# Dazed and Confused



## PhotoMaster (Oct 27, 2011)

I appologize ahead of time, if I am posting this in the wrong place.

In my ignorance and confusion, I unrooted my SPH-D710, because I remember reading where people were having problems with OTA updates on rooted phones. I was getting reminders every 15 minutes telling me to update my software/firmware and I remember reading where you had to unroot, update and then re-root the device. I did not know that this was not the case for the root method I had used (from xdadevelopers site). It was a method that used the existing Kernal, and initramfs/recovery/rom, and would set up root and dropbox without me having to worry about losing all of my apps, etc. I should have simply allowed the OTA update, but didn't know it. Now I can't use the same root method because the exploit used, was plugged in the update. Does anyone know of any other ways to root the SPH-D710, without having to factory reset it and having to install all of my apps over again?

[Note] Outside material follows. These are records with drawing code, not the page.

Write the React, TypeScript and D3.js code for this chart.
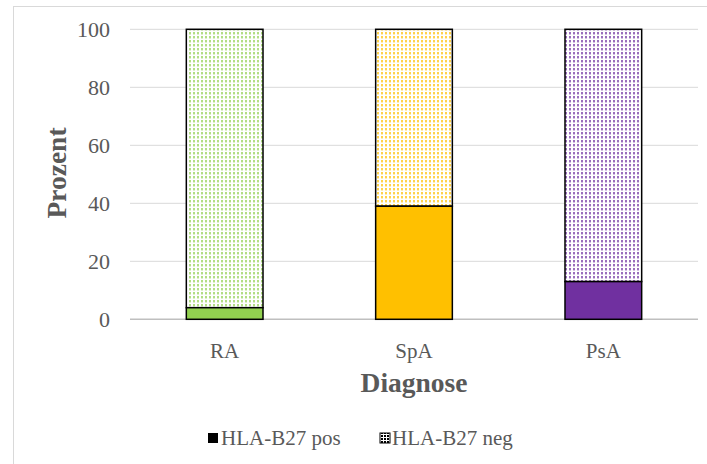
import React from "react";
import * as d3 from "d3";

const categories = ["RA", "SpA", "PsA"];
const posValues = [4, 39, 13];
const negValues = [96, 61, 87];
const barColors = ["#92D050", "#FFC000", "#7030A0"];
const yTicks = [0, 20, 40, 60, 80, 100];
const legendLabels = ["HLA-B27 pos", "HLA-B27 neg"];

const W = 707;
const H = 464;
const plot = { left: 130, right: 698, top: 29.3, bottom: 319.3 };
const font = "'Liberation Serif', 'Times New Roman', serif";

export default function App() {
  const x = d3
    .scaleBand<string>()
    .domain(categories)
    .range([plot.left, plot.right])
    .paddingInner(0.595)
    .paddingOuter(0.2975);
  const y = d3.scaleLinear().domain([0, 100]).range([plot.bottom, plot.top]);

  return (
    <svg
      width={W}
      height={H}
      style={{ position: "absolute", left: 0, top: 0, background: "#fff" }}
      fontFamily={font}
    >
      <defs>
        {barColors.map((c, i) => (
          <pattern
            key={i}
            id={`neg-${i}`}
            width={4}
            height={4}
            patternUnits="userSpaceOnUse"
          >
            <rect width={4} height={4} fill="#fff" />
            <rect x={1} y={0} width={2} height={2} fill={c} opacity={0.7} />
            <rect x={1} y={2} width={2} height={1} fill={c} opacity={0.3} />
          </pattern>
        ))}
        <pattern id="neg-legend" width={3} height={3} patternUnits="userSpaceOnUse">
          <rect width={3} height={3} fill="#fff" />
          <rect x={0} y={0} width={2} height={2} fill="#000" />
        </pattern>
      </defs>

      {/* chart area frame */}
      <rect x={13.5} y={6.5} width={W} height={H} fill="none" stroke="#D9D9D9" strokeWidth={1} />

      {/* gridlines and y tick labels */}
      {yTicks.map((t) => (
        <g key={t}>
          <line
            x1={plot.left}
            x2={plot.right}
            y1={y(t)}
            y2={y(t)}
            stroke={t === 0 ? "#BFBFBF" : "#D9D9D9"}
            strokeWidth={t === 0 ? 1.5 : 1}
          />
          <text
            x={110}
            y={y(t)}
            dy="0.35em"
            textAnchor="end"
            fontSize={22}
            fill="#595959"
          >
            {t}
          </text>
        </g>
      ))}

      {/* stacked bars */}
      {categories.map((c, i) => {
        const bx = x(c)!;
        const bw = x.bandwidth();
        const pos = posValues[i];
        const neg = negValues[i];
        return (
          <g key={c}>
            <rect
              x={bx}
              y={y(pos + neg)}
              width={bw}
              height={y(pos) - y(pos + neg)}
              fill={`url(#neg-${i})`}
              stroke="#000"
              strokeWidth={1.5}
            />
            <rect
              x={bx}
              y={y(pos)}
              width={bw}
              height={y(0) - y(pos)}
              fill={barColors[i]}
              stroke="#000"
              strokeWidth={1.5}
            />
            <text
              x={bx + bw / 2}
              y={351}
              dy="0.35em"
              textAnchor="middle"
              fontSize={21}
              fill="#595959"
            >
              {c}
            </text>
          </g>
        );
      })}

      {/* axis titles */}
      <text
        x={414}
        y={382}
        dy="0.35em"
        textAnchor="middle"
        fontSize={27.5}
        fontWeight="bold"
        fill="#595959"
      >
        Diagnose
      </text>
      <text
        transform={`translate(56,173) rotate(-90)`}
        dy="0.35em"
        textAnchor="middle"
        fontSize={27.5}
        fontWeight="bold"
        fill="#595959"
      >
        Prozent
      </text>

      {/* legend */}
      <rect x={208} y={433} width={10} height={10} fill="#000" />
      <text x={221} y={438} dy="0.35em" fontSize={21} fill="#595959">
        {legendLabels[0]}
      </text>
      <rect x={380} y={433} width={10} height={10} fill="url(#neg-legend)" stroke="#000" strokeWidth={1} />
      <text x={392} y={438} dy="0.35em" fontSize={21} fill="#595959">
        {legendLabels[1]}
      </text>
    </svg>
  );
}
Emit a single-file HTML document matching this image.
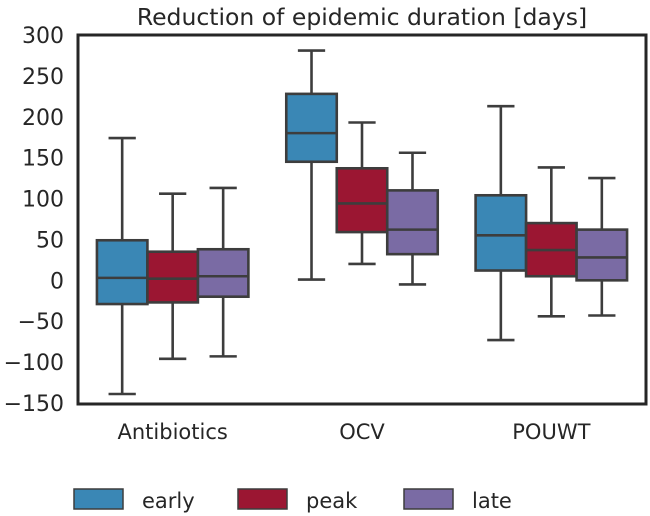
<!DOCTYPE html>
<html><head><meta charset="utf-8"><style>
html,body{margin:0;padding:0;background:#fff;}
svg{display:block;font-family:"DejaVu Sans","Liberation Sans",sans-serif;}
</style></head><body>
<svg id="chart" width="650" height="516" viewBox="0 0 650 516">
<text x="362" y="25" text-anchor="middle" font-size="23.5" fill="#262626">Reduction of epidemic duration [days]</text>
<g id="yticks"></g>
<g id="boxes"></g>
<rect x="78" y="35" width="568" height="369" fill="none" stroke="#262626" stroke-width="3"/>
<g id="xlabels"></g>
<g id="legend"></g>
</svg>
<script>
const categories = ["Antibiotics","OCV","POUWT"];
const seriesNames = ["early","peak","late"];
const seriesColors = ["#3a87b5","#9b1632","#7a6ba4"];
// per series: [category][whiskerLow, q1, median, q3, whiskerHigh]
const early = [[-139,-29,3,49,174],[1,145,180,228,281],[-73,12,55,104,213]];
const peak  = [[-96,-27,2,35,106],[20,59,94,137,193],[-44,5,37,70,138]];
const late  = [[-93,-20,5,38,113],[-5,32,62,110,156],[-43,0,28,62,125]];
const series = [early, peak, late];
const yTicks = [300,250,200,150,100,50,0,-50,-100,-150];

const NS="http://www.w3.org/2000/svg";
const X0=78, X1=646, Y0=35, Y1=403;
function y(v){return Y1-(v+150)/450*(Y1-Y0);}
const groupW=(X1-X0)/categories.length;
function xc(i){return X0+groupW*(i+0.5);}
const boxW=groupW*0.8/3;
function mk(tag,attrs,parent){const e=document.createElementNS(NS,tag);for(const k in attrs)e.setAttribute(k,attrs[k]);parent.appendChild(e);return e;}

const yt=document.getElementById('yticks');
yTicks.forEach(t=>{
  const e=mk('text',{x:64,y:y(t)+8,'text-anchor':'end','font-size':22,fill:'#262626'},yt);
  
  
  e.textContent=t<0?'\u2212'+Math.abs(t):String(t);
});

const bg=document.getElementById('boxes');
series.forEach((s,si)=>{
  s.forEach((d,ci)=>{
    const left=xc(ci)-1.5*boxW+si*boxW, mid=left+boxW/2;
    const g=mk('g',{},bg);
    
    
    const st={stroke:'#3d3d3d','stroke-width':2.6};
    mk('line',Object.assign({x1:mid,x2:mid,y1:y(d[3]),y2:y(d[4])},st),g);
    mk('line',Object.assign({x1:mid,x2:mid,y1:y(d[1]),y2:y(d[0])},st),g);
    mk('line',Object.assign({x1:mid-boxW*0.27,x2:mid+boxW*0.27,y1:y(d[4]),y2:y(d[4])},st),g);
    mk('line',Object.assign({x1:mid-boxW*0.27,x2:mid+boxW*0.27,y1:y(d[0]),y2:y(d[0])},st),g);
    mk('rect',Object.assign({x:left,y:y(d[3]),width:boxW,height:y(d[1])-y(d[3]),fill:seriesColors[si]},st),g);
    mk('line',Object.assign({x1:left,x2:left+boxW,y1:y(d[2]),y2:y(d[2])},st),g);
  });
});

const xl=document.getElementById('xlabels');
categories.forEach((c,i)=>{
  const e=mk('text',{x:xc(i),y:439,'text-anchor':'middle','font-size':21,fill:'#262626'},xl);
  
  
  e.textContent=c;
});

const lg=document.getElementById('legend');
const legX=[74,238,404];
seriesNames.forEach((n,i)=>{
  const g=mk('g',{},lg);
  
  
  mk('rect',{x:legX[i],y:489,width:49,height:20,fill:seriesColors[i],stroke:'#3d3d3d','stroke-width':1.5},g);
  const t=mk('text',{x:legX[i]+68,y:508,'font-size':21,fill:'#262626'},g);
  t.textContent=n;
});
</script>
</body></html>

My root apps no longer work, for obvious reasons, and there are so many things listed for rooting, roms, etc. and I am confused by 99% of it. I simply want root with my existing kernal as it is. Nothing fancy.

Sorry to be a pain, but it's something I'm just good at.

Greg


----------



## Shiftr182 (Jan 20, 2012)

sfhub has a root method that will keep your existing data for every firmware that we have had. It is the completely stock system except for root, and you use odin to flash it. I dont know if he has it on this site, but Im sure acs and xda have it.


----------



## Gman (Sep 4, 2011)

It might have been lost with the feds seizures


----------



## Shiftr182 (Jan 20, 2012)

I think the depositfiles links still work....last I checked anyway.

Here is the link to his EK02 build. This will put you on EK02 and it wont touch your data. http://www.wupload.com/file/2653893647/SPH-D710.EK02_CL704398_NODATA-oc-sfx.exe


----------



## PhotoMaster (Oct 27, 2011)

Thank you. I'll have to try it out.


----------